SET EXERCISE: Nothing in the data should change when you return it, but leave the pictures out.

COLLECTED DATA:

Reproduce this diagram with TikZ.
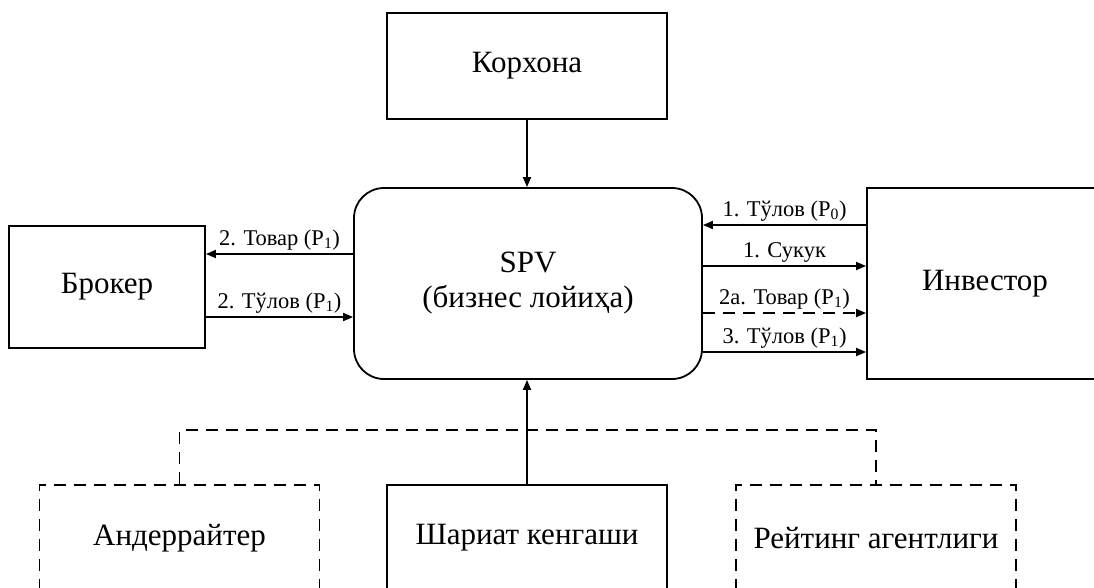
\documentclass[tikz,border=0pt]{standalone}
\usepackage{fontspec}
\setmainfont{Liberation Serif}
\usetikzlibrary{arrows.meta}

\begin{document}
\begin{tikzpicture}[
  x=1pt, y=-1pt,
  line width=1.8pt,
  box/.style={draw, align=center, font=\fontsize{31}{35}\selectfont,
    minimum width=280pt, minimum height=106pt},
  dbox/.style={box, dash pattern=on 12pt off 8pt},
  arrow/.style={-{Triangle[length=10pt, width=8pt]}},
  darrow/.style={arrow, dash pattern=on 12pt off 8pt},
  link/.style={dash pattern=on 12pt off 8pt},
  lbl/.style={above, inner sep=3pt, font=\fontsize{22.5}{26}\selectfont}
]
\useasboundingbox (0,0) rectangle (1094,587);
\clip (0,0) rectangle (1094,587);

\node[box] (korh) at (527,66) {Корхона};
\node[box, rounded corners=30pt, minimum width=348pt, minimum height=191pt]
  (spv) at (528,283.5) {SPV\\(бизнес лойиҳа)};
\node[box, minimum width=196pt, minimum height=122pt] (brok) at (107,287) {Брокер};
\node[box, minimum width=236pt, minimum height=191pt] (inv) at (985,283.5) {Инвестор};

\node[dbox] (under) at (179.5,538) {Андеррайтер};
\node[box] (shar) at (527,538) {Шариат кенгаши};
\node[dbox] (rate) at (876,538) {Рейтинг агентлиги};

\draw[arrow] (korh) -- (korh |- spv.north);
\draw[arrow] (shar) -- (shar |- spv.south);
\draw[link] (under.north) -- ([yshift=54pt]under.north) -| (rate.north);

% broker side
\draw[arrow] ([yshift=29.5pt]spv.west) -- ([yshift=29.5pt]spv.west -| brok.east)
  node[lbl, midway] {2. Товар (P\textsubscript{1})};
\draw[arrow] ([yshift=-33.5pt]spv.west -| brok.east) -- ([yshift=-33.5pt]spv.west)
  node[lbl, midway] {2. Тўлов (P\textsubscript{1})};

% investor side
\draw[arrow] ([yshift=58.5pt]inv.west) -- ([yshift=58.5pt]inv.west -| spv.east)
  node[lbl, midway] {1. Тўлов (P\textsubscript{0})};
\draw[arrow] ([yshift=17.5pt]spv.east) -- ([yshift=17.5pt]spv.east -| inv.west)
  node[lbl, midway] {1. Сукук};
\draw[darrow] ([yshift=-29.5pt]spv.east) -- ([yshift=-29.5pt]spv.east -| inv.west)
  node[lbl, midway] {2а. Товар (P\textsubscript{1})};
\draw[arrow] ([yshift=-68.5pt]spv.east) -- ([yshift=-68.5pt]spv.east -| inv.west)
  node[lbl, midway] {3. Тўлов (P\textsubscript{1})};
\end{tikzpicture}
\end{document}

EXPECTED OUTPUT:
Reproduce this diagram with TikZ.
\documentclass[tikz,border=0pt]{standalone}
\usepackage{fontspec}
\setmainfont{Liberation Serif}
\usetikzlibrary{arrows.meta}

\begin{document}
\begin{tikzpicture}[
  x=1pt, y=-1pt,
  line width=1.8pt,
  box/.style={draw, align=center, font=\fontsize{31}{35}\selectfont,
    minimum width=280pt, minimum height=106pt},
  dbox/.style={box, dash pattern=on 12pt off 8pt},
  arrow/.style={-{Triangle[length=10pt, width=8pt]}},
  darrow/.style={arrow, dash pattern=on 12pt off 8pt},
  link/.style={dash pattern=on 12pt off 8pt},
  lbl/.style={above, inner sep=3pt, font=\fontsize{22.5}{26}\selectfont}
]
\useasboundingbox (0,0) rectangle (1094,587);
\clip (0,0) rectangle (1094,587);

\node[box] (korh) at (527,66) {Корхона};
\node[box, rounded corners=30pt, minimum width=348pt, minimum height=191pt]
  (spv) at (528,283.5) {SPV\\(бизнес лойиҳа)};
\node[box, minimum width=196pt, minimum height=122pt] (brok) at (107,287) {Брокер};
\node[box, minimum width=236pt, minimum height=191pt] (inv) at (985,283.5) {Инвестор};

\node[dbox] (under) at (179.5,538) {Андеррайтер};
\node[box] (shar) at (527,538) {Шариат кенгаши};
\node[dbox] (rate) at (876,538) {Рейтинг агентлиги};

\draw[arrow] (korh) -- (korh |- spv.north);
\draw[arrow] (shar) -- (shar |- spv.south);
\draw[link] (under.north) -- ([yshift=54pt]under.north) -| (rate.north);

% broker side
\draw[arrow] ([yshift=29.5pt]spv.west) -- ([yshift=29.5pt]spv.west -| brok.east)
  node[lbl, midway] {2. Товар (P\textsubscript{1})};
\draw[arrow] ([yshift=-33.5pt]spv.west -| brok.east) -- ([yshift=-33.5pt]spv.west)
  node[lbl, midway] {2. Тўлов (P\textsubscript{1})};

% investor side
\draw[arrow] ([yshift=58.5pt]inv.west) -- ([yshift=58.5pt]inv.west -| spv.east)
  node[lbl, midway] {1. Тўлов (P\textsubscript{0})};
\draw[arrow] ([yshift=17.5pt]spv.east) -- ([yshift=17.5pt]spv.east -| inv.west)
  node[lbl, midway] {1. Сукук};
\draw[darrow] ([yshift=-29.5pt]spv.east) -- ([yshift=-29.5pt]spv.east -| inv.west)
  node[lbl, midway] {2а. Товар (P\textsubscript{1})};
\draw[arrow] ([yshift=-68.5pt]spv.east) -- ([yshift=-68.5pt]spv.east -| inv.west)
  node[lbl, midway] {3. Тўлов (P\textsubscript{1})};
\end{tikzpicture}
\end{document}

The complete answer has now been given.